• **Source material**

* * *

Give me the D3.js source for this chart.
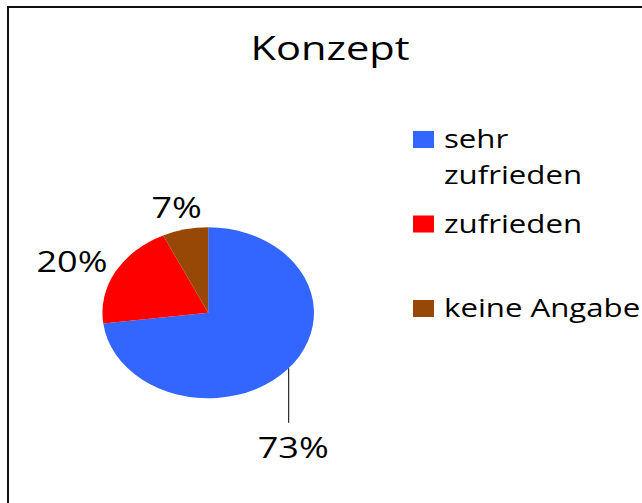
<!DOCTYPE html>
<html>
<head>
<meta charset="utf-8">
<script src="https://cdn.jsdelivr.net/npm/d3@7"></script>
<style>
  body { margin: 0; background: #fff; }
  svg { display: block; }
  text { font-family: "Open Sans", "Noto Sans", sans-serif; fill: #000; }
</style>
</head>
<body>
<svg id="chart" width="642" height="503"></svg>
<script>
// chart data
const title = "Konzept";
const categories = ["sehr zufrieden", "zufrieden", "keine Angabe"];
const values = [73, 20, 7];
const colors = ["#3366FF", "#FF0000", "#974806"];

const W = 642, H = 503;
const svg = d3.select("#chart");

// the original chart is stretched sideways, so is everything here
const sx = 1.237;      // pie stretch
const tx = 1.2;        // text stretch

// frame (runs off the right and bottom edge)
svg.append("rect")
  .attr("x", 8).attr("y", 7)
  .attr("width", W + 50).attr("height", H + 50)
  .style("fill", "none")
  .style("stroke", "#111")
  .style("stroke-width", 2);

let stretchedText = (g, str, x, y, size, anchor, k) =>
  g.append("text")
    .attr("transform", `translate(${x},${y}) scale(${k || tx},1)`)
    .attr("text-anchor", anchor || "start")
    .style("font-size", size + "px")
    .text(str);

// title
stretchedText(svg, title, 330, 60, 32, "middle", 1.3);

// pie
const cx = 208.2, cy = 312.8, r = 85.5;
const pie = d3.pie().sort(null).value(d => d);
const arcs = pie(values);
const arc = d3.arc().innerRadius(0).outerRadius(r);

const pieG = svg.append("g")
  .attr("transform", `translate(${cx},${cy}) scale(${sx},1)`);

pieG.selectAll(".slice")
  .data(arcs)
  .enter()
  .append("path")
  .attr("class", "slice")
  .attr("d", arc)
  .style("fill", (d, i) => colors[i]);

// data labels, outside end
const labelSize = 30, cap = labelSize * 0.714;
const labelArc = d3.arc().innerRadius(97).outerRadius(97);
const fmt = d => d3.format(".0%")(d / d3.sum(values));

arcs.forEach((d, i) => {
  const txt = fmt(d.data);
  if (i === 0) {
    // this label was dragged down below the pie, with a leader line
    const lx = cx + 85, ly = cy + 145;
    const px = lx - 4.5;
    const ex = (px - cx) / (sx * r);
    const py = cy + r * Math.sqrt(1 - ex * ex);
    svg.append("line")
      .attr("x1", px).attr("x2", px)
      .attr("y1", py).attr("y2", ly - 35)
      .style("stroke", "#000")
      .style("stroke-width", 1);
    stretchedText(svg, txt, lx, ly, labelSize, "middle");
    return;
  }
  const a = (d.startAngle + d.endAngle) / 2;
  const c = labelArc.centroid(d);
  const t = stretchedText(svg, txt, 0, 0, labelSize, "middle");
  const w = t.node().getBBox().width * tx;
  const x = cx + c[0] * sx + Math.sin(a) * w / 2;
  const y = cy + c[1] - Math.cos(a) * cap / 2 + cap / 2;
  t.attr("transform", `translate(${x},${y}) scale(${tx},1)`);
});

// legend
const legendX = 413, legendTop = 148, legendStep = 84.5, legendSize = 26;
const maxW = W - 444;
categories.forEach((name, i) => {
  const base = legendTop + i * legendStep;
  svg.append("rect")
    .attr("x", legendX).attr("y", base - 17)
    .attr("width", 21).attr("height", 17)
    .style("fill", colors[i]);

  // wrap words that don't fit in the space right of the swatch
  const words = name.split(" ");
  let lines = [], cur = "";
  const probe = stretchedText(svg, "", -999, -999, legendSize);
  words.forEach(wd => {
    const test = cur ? cur + " " + wd : wd;
    probe.text(test);
    if (probe.node().getComputedTextLength() * tx > maxW && cur) {
      lines.push(cur);
      cur = wd;
    } else cur = test;
  });
  lines.push(cur);
  probe.remove();

  lines.forEach((ln, j) => {
    stretchedText(svg, ln, 444, base + j * 36, legendSize);
  });
});
</script>
</body>
</html>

* * *

State how many lines hold the word "this". The number is the whole answer.

2